One out of seven couples in Europe suffer from subfertility problems. Assisted reproduction including in vitro fertilization (IVF) has overcome many of the underlying infertility causes. IVF involves crossing sperm with isolated eggs to generate an embryo in vitro. Typically, 5-10 embryos are produced per cycle, and 1 or 2 will be then transferred to a recipient female patient. Despite the great advances in IVF, the number of embryos leading to a live birth is relatively low (~18%).
Often pregnancy rates are artificially increased by transferring multiple embryos to the mother. However, this procedure has the undesirable effect of multiple pregnancies, which generate remarkable obstetrical and neonatal complications, including prematurity, low weight, and it increases forty times the risk to die in early infancy.
Mothers carrying multiple fetuses frequently have repeated hospitalisations and higher rates of caesarean delivery. Therefore, identifying the embryos that are competent for implantation is a critical step in the IVF cycle. However, current methods cannot tell them apart. Time-lapse incubators allow monitoring morphological changes in the embryo development.
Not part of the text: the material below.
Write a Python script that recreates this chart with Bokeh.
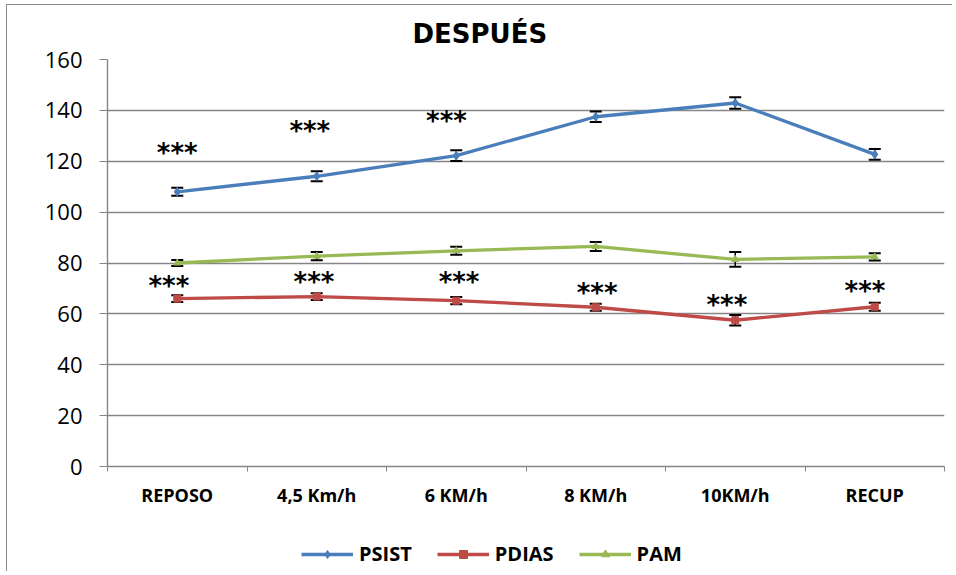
from bokeh.plotting import figure
from bokeh.layouts import column
from bokeh.models import (ColumnDataSource, Whisker, TeeHead, FixedTicker, Legend, LegendItem,
                          Range1d)
from bokeh.core.properties import value
from bokeh.embed import file_html
from bokeh.resources import INLINE

categories = ["REPOSO", "4,5 Km/h", "6 KM/h", "8 KM/h", "10KM/h", "RECUP"]
psist = [108.0, 114.1, 122.2, 137.5, 142.9, 122.7]
psist_err = [1.6, 2.0, 2.1, 2.1, 2.3, 2.1]
pdias = [66.0, 66.8, 65.2, 62.6, 57.5, 62.8]
pdias_err = [1.3, 1.3, 1.4, 1.4, 2.1, 1.6]
pam = [80.0, 82.7, 84.8, 86.5, 81.4, 82.4]
pam_err = [1.2, 1.6, 1.6, 1.8, 2.9, 1.4]

# significance marks: category index + offset, visual centre value
psist_star_x = [0.50, 1.45, 2.43]
psist_star_y = [123.9, 132.5, 136.5]
pdias_star_x = [0.44, 1.48, 2.52, 3.51, 4.44, 5.43]
pdias_star_y = [71.8, 73.3, 73.3, 69.0, 64.3, 69.8]

y_ticks = [0, 20, 40, 60, 80, 100, 120, 140, 160]

GRID = "#868686"
x = [i + 0.5 for i in range(len(categories))]

p = figure(width=945, height=530, output_backend="svg", toolbar_location=None,
           x_range=Range1d(0, len(categories)), y_range=Range1d(0, 160),
           min_border_left=100, min_border_right=8, min_border_top=53, min_border_bottom=69,
           title="DESPUÉS")
p.outline_line_color = None
p.background_fill_color = "white"
p.border_fill_color = "white"

p.title.align = "left"
p.title.offset = 305
p.title.text_font = "DejaVu Sans"
p.title.text_font_style = "bold"
p.title.text_font_size = "26px"
p.title.text_color = "black"
p.title.standoff = 22

# grid
p.xgrid.grid_line_color = None
p.ygrid.grid_line_color = GRID
p.ygrid.grid_line_width = 1.4
p.yaxis.ticker = FixedTicker(ticks=y_ticks)

# axes
p.yaxis.axis_line_color = GRID
p.yaxis.axis_line_width = 1.4
p.yaxis.major_tick_line_color = GRID
p.yaxis.major_tick_out = 8
p.yaxis.major_tick_in = 0
p.yaxis.minor_tick_line_color = None
p.yaxis.major_label_text_font = "Open Sans"
p.yaxis.major_label_text_font_size = "22px"
p.yaxis.major_label_text_color = "black"
p.yaxis.major_label_standoff = 17

p.xaxis.ticker = FixedTicker(ticks=x, minor_ticks=list(range(len(categories) + 1)))
p.xaxis.major_label_overrides = {xi: c for xi, c in zip(x, categories)}
p.xaxis.axis_line_color = GRID
p.xaxis.axis_line_width = 1.4
p.xaxis.major_tick_line_color = None
p.xaxis.minor_tick_line_color = GRID
p.xaxis.minor_tick_out = 5
p.xaxis.minor_tick_in = 0
p.xaxis.major_label_text_font = "Open Sans"
p.xaxis.major_label_text_font_style = "bold"
p.xaxis.major_label_text_font_size = "18px"
p.xaxis.major_label_text_color = "black"
p.xaxis.major_label_standoff = 10

series = [
    ("PSIST", psist, psist_err, "#4A7EBB", "diamond", 9),
    ("PDIAS", pdias, pdias_err, "#BE4B48", "square", 7),
    ("PAM", pam, pam_err, "#98B954", "triangle", 7),
]

for name, vals, errs, col, marker, msize in series:
    src = ColumnDataSource(dict(x=x, y=vals))
    p.line("x", "y", source=src, line_color=col, line_width=3.3)
    p.scatter("x", "y", source=src, marker=marker, size=msize,
              fill_color=col, line_color=col)

for name, vals, errs, col, marker, msize in series:
    src = ColumnDataSource(dict(x=x,
                                upper=[v + e for v, e in zip(vals, errs)],
                                lower=[v - e for v, e in zip(vals, errs)]))
    w = Whisker(source=src, base="x", upper="upper", lower="lower",
                line_color="black", line_width=1.5,
                upper_head=TeeHead(size=12, line_color="black", line_width=2),
                lower_head=TeeHead(size=12, line_color="black", line_width=2))
    p.add_layout(w)

p.text(x=psist_star_x + pdias_star_x, y=psist_star_y + pdias_star_y,
       text=["***"] * (len(psist_star_x) + len(pdias_star_x)),
       text_font=value("DejaVu Sans"), text_font_style="bold", text_font_size="26px",
       text_align="center", text_baseline="alphabetic", y_offset=2, text_color="black")

# legend strip below the chart
lf = figure(width=945, height=36, output_backend="svg", toolbar_location=None,
            x_range=Range1d(0, 1), y_range=Range1d(0, 1),
            x_axis_type=None, y_axis_type=None, min_border=0)
lf.outline_line_color = None
lf.xgrid.grid_line_color = None
lf.ygrid.grid_line_color = None
items = []
for name, vals, errs, col, marker, msize in series:
    ln = lf.line(x=[-10, -9], y=[-10, -9], line_color=col, line_width=3.3)
    sc = lf.scatter(x=[-10], y=[-10], marker=marker, size=msize,
                    fill_color=col, line_color=col)
    items.append(LegendItem(label=name, renderers=[ln, sc]))

legend = Legend(items=items, orientation="horizontal", location=(194, 4),
                glyph_width=52, glyph_height=20, label_standoff=6, spacing=25,
                padding=0, margin=0, border_line_color=None, background_fill_alpha=0,
                label_text_font="Open Sans", label_text_font_style="bold",
                label_text_font_size="20px", label_text_color="black")
lf.add_layout(legend, "center")

layout = column(p, lf, spacing=0,
                styles={"border-left": "1px solid #8c8c8c", "border-top": "1px solid #8c8c8c",
                        "margin-left": "6px", "margin-top": "4px"})

open("out.html", "w").write(file_html(layout, INLINE))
Pre-implantation genetic testing for aneuploidy discards embryos presenting genetic aberrations. Neither of these two methods showed a significant increase in pregnancy rates in retrospective studies.
To overcome this limitation, here we propose to develop a new imaging method that will provide IVF professionals with a robust and unbiased method to identify the embryos with higher implantation potential. To achieve this goal, we will implement spectroscopy methods to measure the presence and concentration of 6 individual metabolites, taking advantage of their intrinsic fluorescence. These fluorophores have great physiological and metabolic relevance (i.e. retinol or NADH) and can be used as biomarkers, providing a comprehensive picture of the metabolic status of an embryo.
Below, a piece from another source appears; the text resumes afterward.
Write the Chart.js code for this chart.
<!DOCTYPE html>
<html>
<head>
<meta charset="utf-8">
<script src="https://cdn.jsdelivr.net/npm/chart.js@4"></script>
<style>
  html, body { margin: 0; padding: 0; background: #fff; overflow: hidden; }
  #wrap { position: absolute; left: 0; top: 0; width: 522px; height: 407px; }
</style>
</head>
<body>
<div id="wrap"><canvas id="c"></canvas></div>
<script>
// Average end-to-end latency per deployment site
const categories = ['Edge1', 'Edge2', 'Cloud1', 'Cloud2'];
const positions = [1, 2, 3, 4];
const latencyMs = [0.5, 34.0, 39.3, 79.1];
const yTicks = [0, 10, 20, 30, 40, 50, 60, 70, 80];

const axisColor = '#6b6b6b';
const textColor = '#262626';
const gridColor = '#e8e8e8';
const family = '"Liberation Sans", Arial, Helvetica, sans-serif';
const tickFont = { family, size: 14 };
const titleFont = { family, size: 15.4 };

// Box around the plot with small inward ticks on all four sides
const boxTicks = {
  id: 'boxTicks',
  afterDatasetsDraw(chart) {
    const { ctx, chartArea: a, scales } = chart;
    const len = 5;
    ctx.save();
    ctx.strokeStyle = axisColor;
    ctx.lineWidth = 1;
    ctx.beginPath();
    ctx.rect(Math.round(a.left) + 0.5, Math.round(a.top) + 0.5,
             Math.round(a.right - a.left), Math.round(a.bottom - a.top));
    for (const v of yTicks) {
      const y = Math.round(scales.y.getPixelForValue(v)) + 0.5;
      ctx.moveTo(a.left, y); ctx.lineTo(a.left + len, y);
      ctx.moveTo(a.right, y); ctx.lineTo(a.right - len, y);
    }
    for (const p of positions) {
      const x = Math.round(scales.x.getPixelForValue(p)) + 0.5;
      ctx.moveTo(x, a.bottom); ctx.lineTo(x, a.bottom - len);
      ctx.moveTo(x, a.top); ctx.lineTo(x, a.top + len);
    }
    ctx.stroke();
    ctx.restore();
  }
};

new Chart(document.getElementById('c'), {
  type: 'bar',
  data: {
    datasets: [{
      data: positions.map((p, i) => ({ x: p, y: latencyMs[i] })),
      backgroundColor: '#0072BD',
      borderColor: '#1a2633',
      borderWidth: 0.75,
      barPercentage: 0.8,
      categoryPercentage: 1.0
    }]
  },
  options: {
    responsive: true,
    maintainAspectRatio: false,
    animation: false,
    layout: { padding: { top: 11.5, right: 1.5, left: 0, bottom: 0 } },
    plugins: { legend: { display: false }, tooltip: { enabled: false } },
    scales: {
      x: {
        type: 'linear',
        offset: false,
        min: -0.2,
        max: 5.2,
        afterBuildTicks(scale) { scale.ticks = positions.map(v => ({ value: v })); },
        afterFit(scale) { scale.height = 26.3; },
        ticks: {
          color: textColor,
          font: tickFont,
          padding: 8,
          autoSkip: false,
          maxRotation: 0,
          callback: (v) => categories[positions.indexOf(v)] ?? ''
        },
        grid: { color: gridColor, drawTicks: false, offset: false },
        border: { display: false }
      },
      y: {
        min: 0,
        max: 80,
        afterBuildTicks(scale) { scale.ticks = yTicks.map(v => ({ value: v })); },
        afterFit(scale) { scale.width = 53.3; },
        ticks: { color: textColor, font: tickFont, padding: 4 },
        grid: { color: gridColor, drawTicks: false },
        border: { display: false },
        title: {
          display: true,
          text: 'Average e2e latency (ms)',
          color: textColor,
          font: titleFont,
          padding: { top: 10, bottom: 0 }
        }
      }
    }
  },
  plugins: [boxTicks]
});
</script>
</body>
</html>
The rich multidimensional data retrieved by spectroscopy can be reduced to a simpler geometrical configuration using multivariate statistics. This will generate plots were individual embryos are easily profiled by their metabolic fingerprint. These fingerprints will be correlated to implantation scores obtained from in vitro culture models. Finally, the imaging and statistic data will be used to generate a predictive algorithm of implantation based on metabolic profiles.
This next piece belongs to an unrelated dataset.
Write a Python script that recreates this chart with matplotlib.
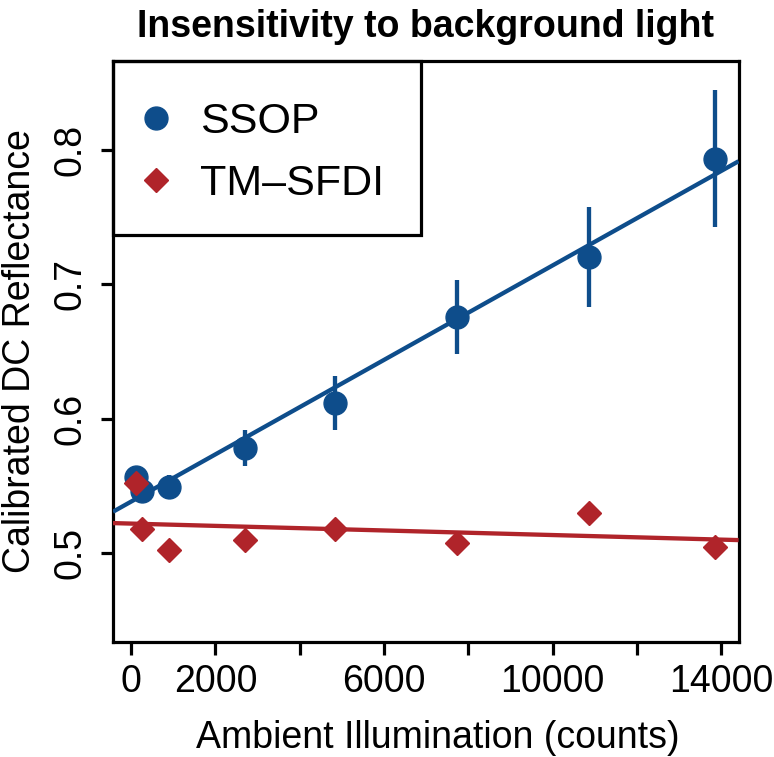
import numpy as np
import matplotlib
matplotlib.use('Agg')
import matplotlib.pyplot as plt
from matplotlib.patches import Rectangle

plt.rcParams['font.family'] = ['Liberation Sans', 'DejaVu Sans']

# ---- data ----
illum = [120, 250, 900, 2700, 4830, 7720, 10850, 13860]
ssop = [0.5565, 0.5462, 0.549, 0.578, 0.6115, 0.6756, 0.7203, 0.7932]
ssop_err = [0.005, 0.005, 0.009, 0.0135, 0.020, 0.0277, 0.037, 0.051]
tm_sfdi = [0.552, 0.5176, 0.502, 0.5094, 0.5176, 0.5074, 0.5294, 0.5044]

x_ticks = [0, 2000, 4000, 6000, 8000, 10000, 12000, 14000]
x_labels = ['0', '2000', '', '6000', '', '10000', '', '14000']
y_ticks = [0.5, 0.6, 0.7, 0.8]

BLUE = '#0E4D8B'
RED = '#B0242A'
LW = 2.3      # axes / ticks
LW_DATA = 3.1 # fit lines / error bars

W, H = 774, 757
fig = plt.figure(figsize=(W / 100, H / 100), dpi=100)
ax = fig.add_axes([113 / W, 1 - 641.7 / H, 625.6 / W, 580.7 / H])

x = np.array(illum)
# R-style 4% padding
xr = x.max() - x.min()
ax.set_xlim(x.min() - 0.04 * xr, x.max() + 0.04 * xr)
ax.set_ylim(0.45 - 0.016, 0.85 + 0.016)

# points + error bars
ax.plot(illum, ssop, 'o', color=BLUE, ms=16.5, zorder=3, label='SSOP')
ax.errorbar(illum, ssop, yerr=ssop_err, fmt='none', ecolor=BLUE,
            elinewidth=LW_DATA, capsize=0, zorder=4)
ax.plot(illum, tm_sfdi, 'D', color=RED, ms=12, zorder=5, label='TM\u2013SFDI')

# linear fits across the whole plot width
xx = np.array(ax.get_xlim())
for yv, c in [(ssop, BLUE), (tm_sfdi, RED)]:
    k, b = np.polyfit(illum, yv, 1)
    ax.plot(xx, k * xx + b, color=c, lw=LW_DATA, zorder=4, solid_capstyle='butt')
ax.set_xlim(xx)

# axes styling (base R look)
for s in ax.spines.values():
    s.set_linewidth(LW)
ax.set_xticks(x_ticks)
ax.set_xticklabels(x_labels)
ax.set_yticks(y_ticks)
ax.set_yticklabels([f'{v:.1f}' for v in y_ticks], rotation=90, va='center')
ax.tick_params(axis='both', length=9, width=LW, labelsize=27, direction='out')
ax.tick_params(axis='x', pad=7)
ax.tick_params(axis='y', pad=9)

ax.set_xlabel('Ambient Illumination (counts)', fontsize=27)
ax.xaxis.set_label_coords(0.52, -0.135)
ax.set_ylabel('Calibrated DC Reflectance', fontsize=27, labelpad=10)
ax.set_title('Insensitivity to background light', fontsize=27,
             fontweight='bold', pad=17)

# legend box
ax.add_patch(Rectangle((0, 0.700), 0.492, 0.30, transform=ax.transAxes,
                       fill=False, lw=LW, ec='black', zorder=6, clip_on=False))
ax.legend(loc='upper left', bbox_to_anchor=(0.0, 1.0 - 0.034), frameon=False,
          fontsize=31, handlelength=1.0, handletextpad=0.52,
          borderaxespad=0.0, borderpad=0.5, labelspacing=0.5)

plt.savefig('out.png', dpi=100)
The experiments consider a 12-month tight collaboration between clinicians from DEXEUS Hospital and IBEC researchers. A pipeline of experiments will lead to a proof-of-concept of a new IVF diagnostic technology. We foresee that the technology ensuing from this project will be the basis for a new medical device combining laser illumination with a novel software analysis. The overarching goal is to develop a new tool that enables IVF professionals to select competent embryos, thus increasing the implantation success rate and reducing the time to pregnancy.